Thicknessing Veneer

      Thoughts on belt-sanding or planing sawn veneer sheets to thickness. November 14, 2009

Question
I've been resawing my own veneer for decades. My standard process is to resaw to just over 1/8", then use sleds to plane it down to just under 1/8" so that I can ensure the veneer does not act like solid wood and try to move. Needless to say, using the sleds is a pain. All of a sudden it hit me... Why not take the resawn pieces (always jointed on one side), then do the lay-up, then run the entire sandwich through the wide belt to drop the veneer thickness? This seems to be too simple to be right!

Forum Responses
(Veneer Forum)
From contributor J:
It may seem too simple, but it's not. Your off-the-saw thicknesses need to be fairly consistent so that the piece isn't canted one way or the other going through the sander with an unsanded surface on the table.



From the original questioner:
Excellent point. The only way to avoid that would be to do two setups in the bag. Press one face, sand, then press the other face and sand. I think even with the two pressings there might still be time savings in process.


From contributor J:
You've got to be careful with the two separate pressings; with unstable veneer species or thinner substrates, there's a high potential for curling.


From the original questioner:
Yep, I'm aware of the unbalance issue. But I think if you did the second pressing right after the first and did not let the sheet sit around, that this could be mitigated...?


From contributor J:
You can get away with it in some cases, but it's best if the veneers are cut nicely enough that you can do it all at once. Like I said, thinner substrates and especially moisture-sensitive veneers can be problematic.

Another thing you'll run into is if you're doing bookmatching; though you joint the plank before slicing the veneer, that jointed side will be against the substrate on only one side of the bookmatch. You can glue the sawn surface down, but it does need to be fairly smooth and non-lumpy, and may require a little more glue. This is just another reason to fine-tune your bandsaw.



From contributor N:
Here's a different thought: maybe your sled is too complicated. Mine is a piece of 3/4" MDF the width of the planer bed, with a cleat nailed on the bottom on the feed side to keep it in place. No hassle at all, just feed the stuff through just like lumber. The other option, get yourself an old Inca jointer/planer. I can plane 1/8" veneer without using a backer sled. If you want to run it through the widebelt, just make a sled with a small cleat on the back to keep it from shooting back at you. Sand it just like you'd plane it, before you press it to the substrate.


From contributor L:
I do a lot of sawn veneer and can offer a couple of suggestions.

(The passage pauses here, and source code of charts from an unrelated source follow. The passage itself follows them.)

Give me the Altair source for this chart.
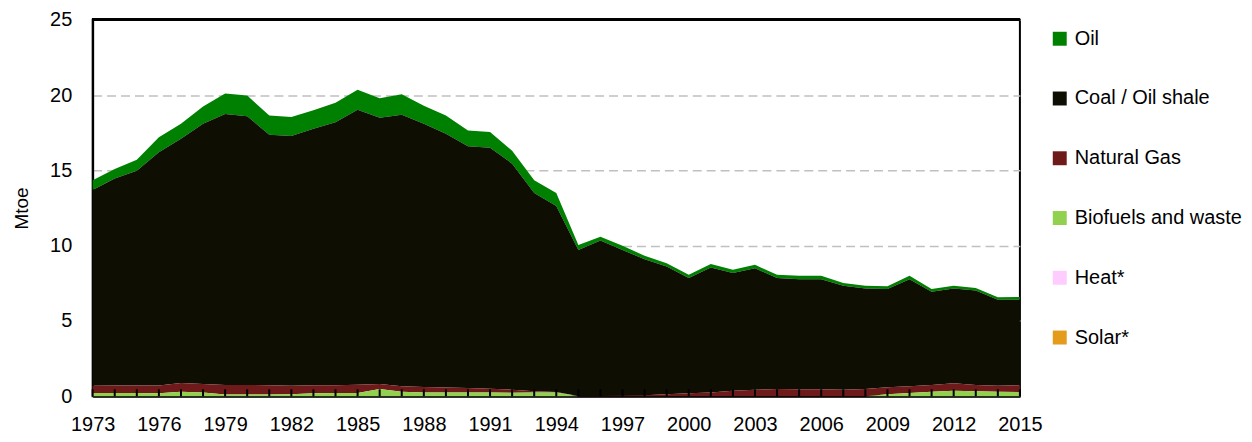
import altair as alt
import pandas as pd

years = list(range(1973, 2016))

oil = [0.65, 0.64, 0.73, 1.0, 1.0, 1.15, 1.35, 1.37, 1.28, 1.27,
       1.23, 1.3, 1.32, 1.3, 1.35, 1.2, 1.21, 1.05, 1.05, 0.85,
       0.85, 0.87, 0.33, 0.26, 0.27, 0.23, 0.22, 0.22, 0.23, 0.22,
       0.22, 0.22, 0.22, 0.22, 0.18, 0.18, 0.18, 0.22, 0.18, 0.18,
       0.16, 0.16, 0.18]
coal = [13.0, 13.74, 14.25, 15.48, 16.22, 17.28, 18.0, 17.85, 16.63, 16.58,
        17.04, 17.47, 18.26, 17.69, 18.04, 17.48, 16.86, 16.05, 16.0, 15.01,
        13.17, 12.34, 9.70, 10.32, 9.68, 9.03, 8.49, 7.65, 8.29, 7.81,
        8.07, 7.37, 7.32, 7.32, 6.9, 6.68, 6.52, 7.12, 6.19, 6.3,
        6.28, 5.71, 5.68]
gas = [0.48, 0.50, 0.50, 0.52, 0.58, 0.57, 0.63, 0.63, 0.62, 0.57,
       0.53, 0.51, 0.55, 0.33, 0.36, 0.36, 0.32, 0.29, 0.24, 0.20,
       0.07, 0.03, 0.02, 0.02, 0.04, 0.07, 0.13, 0.2, 0.26, 0.37,
       0.44, 0.48, 0.46, 0.46, 0.44, 0.48, 0.47, 0.44, 0.45, 0.49,
       0.42, 0.40, 0.44]
bio = [0.22, 0.22, 0.22, 0.2, 0.3, 0.25, 0.12, 0.12, 0.12, 0.13,
       0.2, 0.22, 0.22, 0.48, 0.3, 0.26, 0.26, 0.26, 0.26, 0.24,
       0.26, 0.26, 0, 0, 0, 0, 0, 0, 0, 0,
       0, 0, 0, 0, 0, 0, 0.13, 0.22, 0.3, 0.37,
       0.33, 0.3, 0.29]
heat = [0, 0, 0, 0, 0, 0, 0, 0, 0, 0,
        0, 0, 0, 0, 0, 0, 0, 0, 0, 0,
        0, 0, 0, 0, 0, 0, 0, 0, 0, 0,
        0, 0, 0, 0, 0, 0, 0, 0, 0, 0,
        0, 0, 0]
solar = [0, 0, 0, 0, 0, 0, 0, 0, 0, 0,
         0, 0, 0, 0, 0, 0, 0, 0, 0, 0,
         0, 0, 0, 0, 0, 0, 0, 0, 0, 0,
         0, 0, 0, 0, 0, 0, 0, 0, 0, 0,
         0, 0, 0]

series_names = ["Oil", "Coal / Oil shale", "Natural Gas", "Biofuels and waste", "Heat*", "Solar*"]
series_values = [oil, coal, gas, bio, heat, solar]
series_colors = ["#008000", "#0e0e03", "#6e1a1a", "#92d050", "#ffccff", "#e39c1c"]
year_labels = [1973, 1976, 1979, 1982, 1985, 1988, 1991, 1994, 1997, 2000, 2003, 2006, 2009, 2012, 2015]
y_ticks = [0, 5, 10, 15, 20, 25]

rows = []
for i, (name, vals) in enumerate(zip(series_names, series_values)):
    for y, v in zip(years, vals):
        rows.append({"year": y, "source": name, "value": v, "ord": len(series_names) - i})
df = pd.DataFrame(rows)
tick_df = pd.DataFrame({"year": years})

FONT = "Liberation Sans, Arial, sans-serif"
W, H = 931, 378

xscale = alt.Scale(domain=[1973, 2015], nice=False, zero=False)
yscale = alt.Scale(domain=[0, 25], nice=False)

areas = alt.Chart(df).mark_area(interpolate="linear").encode(
    x=alt.X("year:Q", scale=xscale,
            axis=alt.Axis(values=year_labels, format="d", title=None, ticks=False, tickSize=0,
                          grid=False, labelFlush=False, labelOverlap=False,
                          labelFontSize=20, labelFont=FONT, labelColor="#000000",
                          labelPadding=18, domainColor="#000000", domainWidth=2)),
    y=alt.Y("value:Q", stack="zero", scale=yscale,
            axis=alt.Axis(values=y_ticks, title="Mtoe", ticks=False, tickSize=0,
                          grid=True, labelFlush=False,
                          labelFontSize=20, labelFont=FONT, labelColor="#000000",
                          labelPadding=21, domainColor="#000000", domainWidth=2,
                          gridColor="#c0c0c0", gridDash=[9, 5], gridWidth=1.5,
                          titleFont=FONT, titleFontSize=19, titleFontWeight="normal",
                          titleColor="#000000", titleAngle=-90, titleX=-71, titleY=189,
                          titleAlign="center", titleBaseline="middle")),
    color=alt.Color("source:N",
                    scale=alt.Scale(domain=series_names, range=series_colors),
                    legend=alt.Legend(title=None, orient="none", legendX=961, legendY=9,
                                      symbolType="square", symbolSize=196, symbolStrokeWidth=0,
                                      labelFontSize=20, labelFont=FONT, labelColor="#000000",
                                      rowPadding=40, labelOffset=5, labelLimit=300)),
    order=alt.Order("ord:Q", sort="ascending"),
)

ticks = alt.Chart(tick_df).mark_rule(color="#000000", strokeWidth=2).encode(
    x=alt.X("year:Q", scale=xscale),
    y=alt.value(H),
    y2=alt.value(H - 7),
)

top_border = alt.Chart(tick_df).mark_rule(color="#000000", strokeWidth=2).encode(
    x=alt.value(0), x2=alt.value(W), y=alt.value(0),
)

chart = alt.layer(areas, ticks, top_border).properties(
    width=W, height=H,
    padding={"left": 85, "top": 11, "right": 225, "bottom": 40},
    autosize=alt.AutoSizeParams(type="none"),
    background="#ffffff",
).configure_view(stroke="#000000", strokeWidth=2)

chart.save("out.html", embed_options={"renderer": "svg", "actions": False})
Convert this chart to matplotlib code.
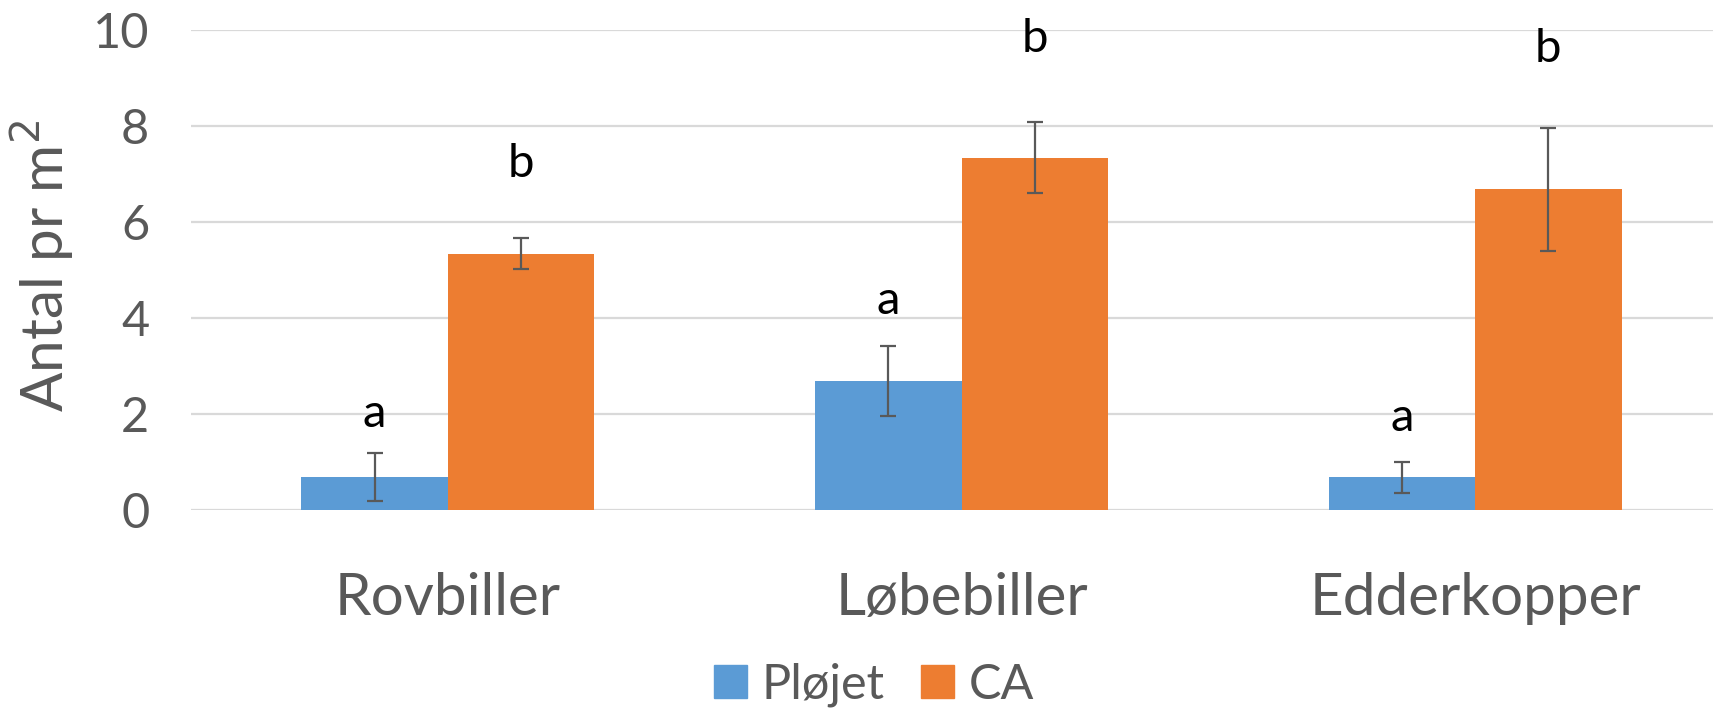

First, all the other comments are good ones.

Second, there are times when you *have to* glue the surfaced face down leaving the sawn face up. The best example is when resawing curly woods. Thin curly maple, for example, seems to chip out even worse than thicker. So to avoid trying to sand out chipouts in very thin stock, you have to glue surfaced face down. The nice thing about this is that any chipouts on the surface face get buried.

Here's the rub, you should be gluing both sides of the core stock at the same time to avoid warp. Doing this, I've never had a problem with 3/16" veneers glued to 1/2" Baltic birch core. The problem with doing this is contributor J's point - you give up book matching, unless the grain is extremely consistent.

The key is doing a very good job of keeping the thickness even during resawing. Then you can use a widebelt sander to finish off the thickness.



From contributor K:
We use the wide belt to thickness the individual leaves of veneer prior to laying them up; it's much safer and more predictable than running them through the planer, and they are of equal thickness, so no difficulties in pressing. I sometimes edge glue the leaves into a sheet and then sand the sheet prior to pressing, to make handling easier and keep the epoxy from wicking up through the joints. I find thick veneer is usually too strong to keep together with veneer tape or stitching thread. Another way is to tape the leaves together during layup with packing tape or blue masking tape. I think laying up the resawn veneer without thicknessing would be problematic unless you have a virtually perfect result off the saw. That said, I have seen articles by Krenov disciples who do it that way (though they no doubt do their final surfacing with homemade hand planes).


From contributor C:
I also make some veneer, and resaw it with a thin kerf saw blade on the table saw. The bottom line is a particleboard sled with a thin strip on wood glued on the end, then run it through the widebelt sander. Also can cut it on the bandsaw.